The sixth post in a 60-post series on turning 60.
Over the weekend, the Sassistas! spent an inordinate amount of time watching the U.S. Open Golf Tournament, Flannista in her reading chair and Matissta in her corner of the couch. At one point, I looked over at Matiss. She was attentive to something on her iPhone. I then noticed that I, too, was attentive to something on my iPhone as well as something on my iPad sitting in my lap. Plus, the TV was blaring. The Sassistas! were less than two feet away from each other, but were we really together?
Turning 60 has piqued me to notice such distances, however small or great, which is one reason I deactiviated by Facebook account a month ago (more about this in a future post). My awareness was sharpened by a June 9, 2013 New York Times opinion piece called, "How Not to Be Alone" by novelist Jonathan Safran Foer. Its premise?:
Technology pushes us apart, so we must work harder to connect with others.
I encourage you to read this entire piece (the hyperlink is in the title of the article above), but following are the passages that I copied into my journal:
- Technology celebrates connectedness, but encourages retreat. The phone didn’t make me avoid the human connection, but it did make ignoring her easier in that moment, and more likely, by comfortably encouraging me to forget my choice to do so. My daily use of technological communication has been shaping me into someone more likely to forget others. The flow of water carves rock, a little bit at a time. And our personhood is carved, too, by the flow of our habits.

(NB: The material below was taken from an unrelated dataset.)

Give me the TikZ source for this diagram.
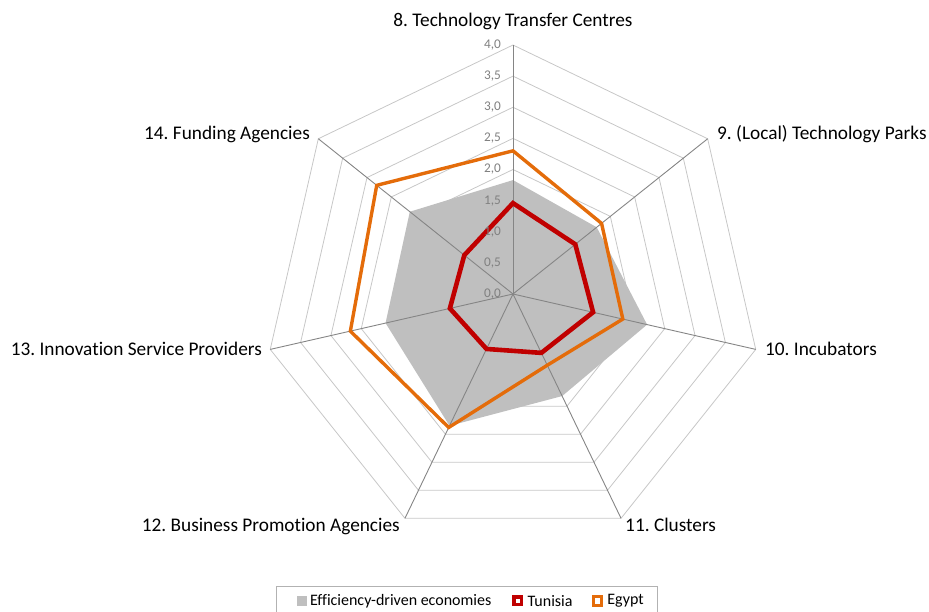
\documentclass[tikz,border=0pt]{standalone}
\usepackage{fontspec}
\setmainfont{Carlito}[Ligatures=NoCommon]
\usetikzlibrary{positioning}
\definecolor{effcol}{RGB}{191,191,191}
\definecolor{tuncol}{RGB}{192,0,0}
\definecolor{egycol}{RGB}{228,108,10}
\colorlet{ringcol}{black!22}
\colorlet{spokecol}{black!48}
\colorlet{tickcol}{black!50}
\frenchspacing

\begin{document}
\begin{tikzpicture}[x=62.25pt, y=62.25pt,
	    ring/.style={draw=ringcol, line width=0.8pt},
	    spoke/.style={draw=spokecol, line width=0.9pt},
	    axislabel/.style={font=\fontsize{19.3}{23}\selectfont, inner sep=0pt},
	    ticklabel/.style={font=\fontsize{13.3}{16}\selectfont, text=tickcol, anchor=east, inner sep=0pt},
	    serie/.style={line width=#1, line join=miter},
	    legendmark/.style={minimum size=#1, inner sep=0pt},
	    legendtext/.style={font=\fontsize{16}{19}\selectfont, inner sep=0pt}]
	    \useasboundingbox (-8.241,-5.108) rectangle (6.683,4.723);

		% grid rings 0,5 ... 4,0
		\foreach \r in {0.5,1,...,4}
			\draw[ring] (90:\r) \foreach \a in {1,...,6} { -- (90-\a*360/7:\r) } -- cycle;

		% data points of the three series
		\foreach \v [count=\i from 0] in {1.83,1.72,2.21,1.82,2.35,2.1,2.12}
			\coordinate (eff\i) at (90-\i*360/7:\v);
		\foreach \v [count=\i from 0] in {1.46,1.28,1.32,1.05,0.98,1.04,1.0}
			\coordinate (tun\i) at (90-\i*360/7:\v);
		\foreach \v [count=\i from 0] in {2.3,1.82,1.81,1.27,2.38,2.68,2.8}
			\coordinate (egy\i) at (90-\i*360/7:\v);

		\fill[effcol] (eff0) -- (eff1) -- (eff2) -- (eff3) -- (eff4) -- (eff5) -- (eff6) -- cycle;

		% spokes
		\coordinate (c) at (0,0);
		\foreach \i in {0,...,6}
			\draw[spoke] (c) -- (90-\i*360/7:4) coordinate (ax\i);

		\draw[tuncol, serie=4.6pt] (tun0) -- (tun1) -- (tun2) -- (tun3) -- (tun4) -- (tun5) -- (tun6) -- cycle;
		\draw[egycol, serie=3.4pt] (egy0) -- (egy1) -- (egy2) -- (egy3) -- (egy4) -- (egy5) -- (egy6) -- cycle;

		% scale on the first axis
		\foreach \v/\t in {0/{0,0},0.5/{0,5},1/{1,0},1.5/{1,5},2/{2,0},2.5/{2,5},3/{3,0},3.5/{3,5},4/{4,0}}
			\node[ticklabel] (tick\v) at (-0.19,\v) {\t};

		% axis titles
		\node[axislabel, anchor=base] (lab8) at ([yshift=18.3pt]ax0) {8. Technology Transfer Centres};
		\node[axislabel, anchor=base west] (lab9) at ([shift={(9.3pt,-1pt)}]ax1) {9. (Local) Technology Parks};
		\node[axislabel, anchor=base west] (lab10) at ([shift={(9.2pt,-6pt)}]ax2) {10. Incubators};
		\node[axislabel, anchor=base west] (lab11) at ([shift={(4pt,-13.2pt)}]ax3) {11. Clusters};
		\node[axislabel, anchor=base east] (lab12) at ([shift={(-5pt,-13.2pt)}]ax4) {12. Business Promotion Agencies};
		\node[axislabel, anchor=base east] (lab13) at ([shift={(-8.2pt,-6pt)}]ax5) {13. Innovation Service Providers};
		\node[axislabel, anchor=base east] (lab14) at ([shift={(-8.3pt,-1pt)}]ax6) {14. Funding Agencies};

		% legend
		\draw[black!30, line width=0.8pt] (-3.807,-5.3) rectangle (2.313,-4.691);
		\node[legendmark=10pt, fill=effcol] (legeff) at (-3.394,-4.93) {};
		\node[legendtext, right=3pt of legeff] (legefftext) {Efficiency-driven economies};
		\node[legendmark=7.5pt, draw=tuncol, line width=3.5pt] (legtun) at (0.08,-4.93) {};
		\node[legendtext, right=4pt of legtun] (legtuntext) {Tunisia};
		\node[legendmark=8.5pt, draw=egycol, line width=3pt] (legegy) at (1.357,-4.93) {};
		\node[legendtext, right=4pt of legegy] (legegytext) {Egypt};
\end{tikzpicture}
\end{document}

- Psychologists who study empathy and compassion are finding that unlike our almost instantaneous responses to physical pain, it takes time for the brain to comprehend the psychological and moral dimensions of a situation. The more distracted we become, and the more emphasis we place on speed at the expense of depth, the less likely and able we are to care.
- Each step “forward” has made it easier, just a little, to avoid the emotional work of being present, to convey information rather than humanity.
- The problem with accepting — with preferring — diminished substitutes is that over time, we, too, become diminished substitutes. People who become used to saying little become used to feeling little.
- There is no better use of a life than to be attentive to such needs. There are as many ways to do this as there are kinds of loneliness, but all of them require attentiveness, all of them require the hard work of emotional computation and corporeal compassion.
- We live in a world made up more of story than stuff. We are creatures of memory more than reminders, of love more than likes. Being attentive to the needs of others might not be the point of life, but it is the work of life. It can be messy, and painful, and almost impossibly difficult. But it is not something we give. It is what we get in exchange for having to die.
Avoiding the emotional work of being present. Conveying information rather than humanity. Living in a world made up more of story than stuff. Being creatures of love more than likes. Foer's words are challenging to all of us. Can putting away our communication devices really make us more compassionate?
And what in the world do the last two lines in the last bullet point (above) mean; specifically: "it is what we get in exchange for having to die?"
What messy, and painful and almost impossibly difficult questions! But I'm now 60. Time to be more attentive to such questions, not to mention, to those I love.